Her childhood dream coming to fruition, Garcia broke down into tears when she got the news. She told her mom, who was waiting for her in another room, and then started “calling the whole world” to tell them she had done it.
Overcoming challenges
Six months in, Corvino said Garcia’s still a little green. But that’s ordinary for any new dispatcher, he added, noting that she’s a good employee who’s always on time and is dependable, even if she’s reliant on others for transportation.
There are some things she can’t do, such as review surveillance video, but none of that poses a major problem, Corvino said. Garcia’s coworkers, he added, are always willing to help lend her a hand when she needs it, although it’s sometimes Garcia who’s helping out the new dispatchers.
And she has many workarounds for the things that might seem difficult at first. She has braille shortcuts on her work landline, a braille notetaker – held together by duct tape – that she’s used for 10 years and a program that reads everything she types back to her in an automated voice.
“People have their definitions of blindness and a lot of it is old-fashioned,” she said. “Even though it’s 2022, their mind is still in that era of ‘Oh, I didn’t know that could be done.’ ”

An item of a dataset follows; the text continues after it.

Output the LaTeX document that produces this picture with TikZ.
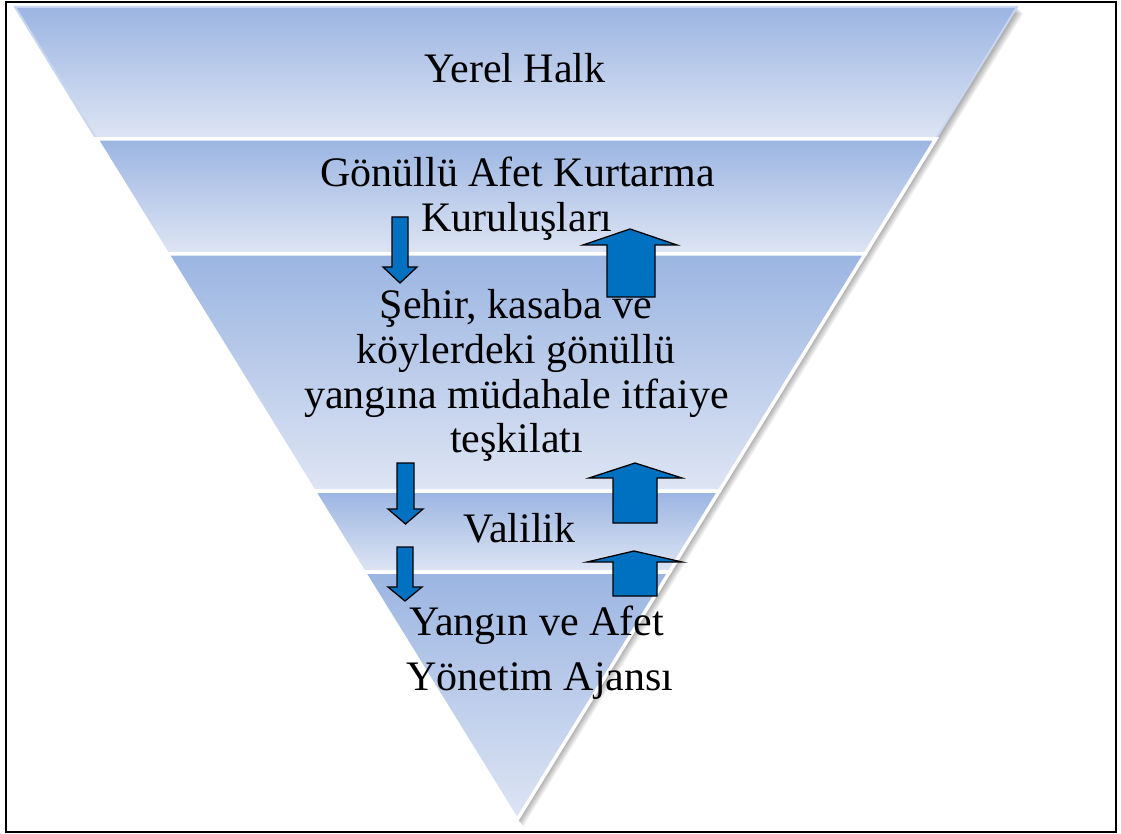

The biggest challenge of the job that Garcia spoke of is the fact that being a dispatcher forces her to separate her emotions from her work.
But she also has life experience – having lost people to such things as gun violence and DWIs – that give her a frame of reference for what people are going through in emergency situations. Still, that doesn’t mean it’s an easy gig.
“I no longer have to prove it as much that I can do the job,” she said. “But there are still times that I have to prove it to myself.”